Distance Distribution
Metric |
Block Size 16 |
Block Size 32 |
|---|---|---|
Total blocks |
1,553,920 |
776,960 |
Blocks changed |
58.7% |
52.8% |
Index distance range |
[-2, +11] |
[-2, +9] |
Mean distance |
+1.2 |
+0.9 |
Median distance |
+1 |
+1 |
Direction |
Mostly upward |
Mostly upward |
The optimal scale tends to be larger than naive. This makes sense: the naive scale \(\text{FP8}(\max/6)\) rounds the continuous scale to FP8, often rounding down. A slightly larger scale can reduce rounding error for the bulk of elements at the cost of marginal clipping on the maximum.
Fixed-Window Search Quality
Window |
Candidates |
BS16 Gap to Optimal |
BS32 Gap to Optimal |
|---|---|---|---|
\(\pm 1\) |
3 |
~30% remaining gap |
~35% |
\(\pm 3\) |
7 |
~2-4% |
~2-4% |
\(\pm 5\) |
11 |
~0% |
~0% |
Full (126) |
126 |
0% (reference) |
0% |
A window of \(\pm 5\) FP8 table steps (11 candidates) captures 100% of the optimal improvement. This is a fixed, data-independent loop count suitable for a zero-divergence GPU kernel.
Quantization Quality
Method |
Block Size |
\(|Q(W)-W|/|W|\) |
\(|W_q X - WX|/|WX|\) |
Weight Error Reduction |
Output Error Reduction |
|---|---|---|---|---|---|
Naive |
16 |
10.05% |
– |
– |
– |
Optimal |
16 |
8.74% |
– |
13.07% |
12.03% |
Naive |
32 |
10.42% |
– |
– |
– |
Optimal |
32 |
9.57% |
– |
8.15% |
7.53% |
MXFP4: UE8M0 Scale Distances
MXFP4 uses UE8M0 (power-of-2) scales: \(s = 2^{e-128}\) for exponent \(e \in \{1, \ldots, 254\}\), giving 254 scale values.

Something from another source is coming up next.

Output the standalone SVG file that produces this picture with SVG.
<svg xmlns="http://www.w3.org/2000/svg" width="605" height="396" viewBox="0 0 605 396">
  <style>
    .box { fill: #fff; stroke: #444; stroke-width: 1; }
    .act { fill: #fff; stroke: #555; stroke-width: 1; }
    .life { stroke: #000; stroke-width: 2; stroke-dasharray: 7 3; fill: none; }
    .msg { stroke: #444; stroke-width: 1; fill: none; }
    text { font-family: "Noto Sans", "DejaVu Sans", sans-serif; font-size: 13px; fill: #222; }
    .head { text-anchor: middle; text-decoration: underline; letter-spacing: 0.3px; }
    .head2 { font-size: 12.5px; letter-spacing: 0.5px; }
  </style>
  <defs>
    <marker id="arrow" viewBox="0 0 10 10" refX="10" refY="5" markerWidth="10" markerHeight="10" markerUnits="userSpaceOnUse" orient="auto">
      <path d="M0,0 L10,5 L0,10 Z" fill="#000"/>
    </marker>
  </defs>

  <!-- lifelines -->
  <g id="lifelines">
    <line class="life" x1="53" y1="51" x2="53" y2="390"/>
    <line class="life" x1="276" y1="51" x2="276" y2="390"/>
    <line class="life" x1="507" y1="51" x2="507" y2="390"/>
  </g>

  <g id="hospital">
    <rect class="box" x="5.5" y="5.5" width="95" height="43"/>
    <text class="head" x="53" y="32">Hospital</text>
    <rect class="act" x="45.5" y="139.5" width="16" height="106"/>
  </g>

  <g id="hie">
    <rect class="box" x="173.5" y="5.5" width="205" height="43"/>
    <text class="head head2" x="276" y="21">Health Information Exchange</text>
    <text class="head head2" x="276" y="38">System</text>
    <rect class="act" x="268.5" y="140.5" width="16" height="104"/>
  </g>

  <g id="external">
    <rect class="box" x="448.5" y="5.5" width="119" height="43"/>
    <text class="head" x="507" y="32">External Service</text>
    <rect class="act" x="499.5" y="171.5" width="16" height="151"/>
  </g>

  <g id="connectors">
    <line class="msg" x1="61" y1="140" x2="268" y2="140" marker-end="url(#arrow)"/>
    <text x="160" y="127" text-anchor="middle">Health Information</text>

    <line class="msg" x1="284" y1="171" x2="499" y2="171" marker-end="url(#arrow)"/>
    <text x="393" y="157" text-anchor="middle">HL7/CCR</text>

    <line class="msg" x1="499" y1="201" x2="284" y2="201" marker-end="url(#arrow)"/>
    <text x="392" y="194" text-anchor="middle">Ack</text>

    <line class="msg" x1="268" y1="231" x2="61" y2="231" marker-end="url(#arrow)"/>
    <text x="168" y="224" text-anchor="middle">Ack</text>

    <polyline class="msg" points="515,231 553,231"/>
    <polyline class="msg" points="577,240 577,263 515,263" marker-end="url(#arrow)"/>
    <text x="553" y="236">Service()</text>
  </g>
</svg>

Since successive scales differ by exactly a factor of 2, the “distance” between naive and optimal is measured in exponent steps.
Distance Distribution
Metric |
Block Size 16 |
Block Size 32 |
|---|---|---|
Total blocks |
1,553,920 |
776,960 |
Blocks changed |
15.8% |
16.4% |
Exponent distance range |
[0, +1] |
[0, +1] |
Mean distance |
+0.158 |
+0.164 |
The optimal scale for MXFP4 is always within 1 step of the naive scale. This is expected: with power-of-2 scales, consecutive scales differ by a factor of 2, so the naive \(s_0 = 2^{\lfloor \log_2(\max|x_i|) - 2 + 127 \rfloor - 128}\) is already very close to optimal. The only scenario where the optimal differs is when most elements in the block are much smaller than the maximum – making a one-step-larger scale (which doubles the scale) beneficial.
Fixed-Window Search Quality
Window |
Candidates |
BS16 Gap to Optimal |
BS32 Gap to Optimal |
|---|---|---|---|
\(\pm 1\) |
3 |
0% |
0% |
Full (254) |
254 |
0% (reference) |
0% |
A window of \(\pm 1\) UE8M0 exponent step (3 candidates) is sufficient to capture the full optimal improvement. This trivially allows a zero-divergence GPU kernel.
Quantization Quality
Method |
Block Size |
\(|Q(W)-W|/|W|\) |
|---|---|---|
Naive |
16 |
10.34% |
Optimal |
16 |
10.13% |
Naive |
32 |
10.76% |
Optimal |
32 |
10.58% |
The improvement for MXFP4 is smaller than NVFP4 (as expected, since UE8M0 scales are already near-optimal due to the factor-of-2 spacing).
Summary
Format |
Scale Type |
Scale Values |
Max Distance |
Required Window |
|---|---|---|---|---|
NVFP4 |
FP8 E4M3 |
126 |
\(\pm 5\) steps |
\(\pm 5\) (11 candidates) |
MXFP4 |
UE8M0 |
254 |
+1 step |
\(\pm 1\) (3 candidates) |
These results enable fixed-window kernels that achieve optimal quantization quality with zero warp divergence.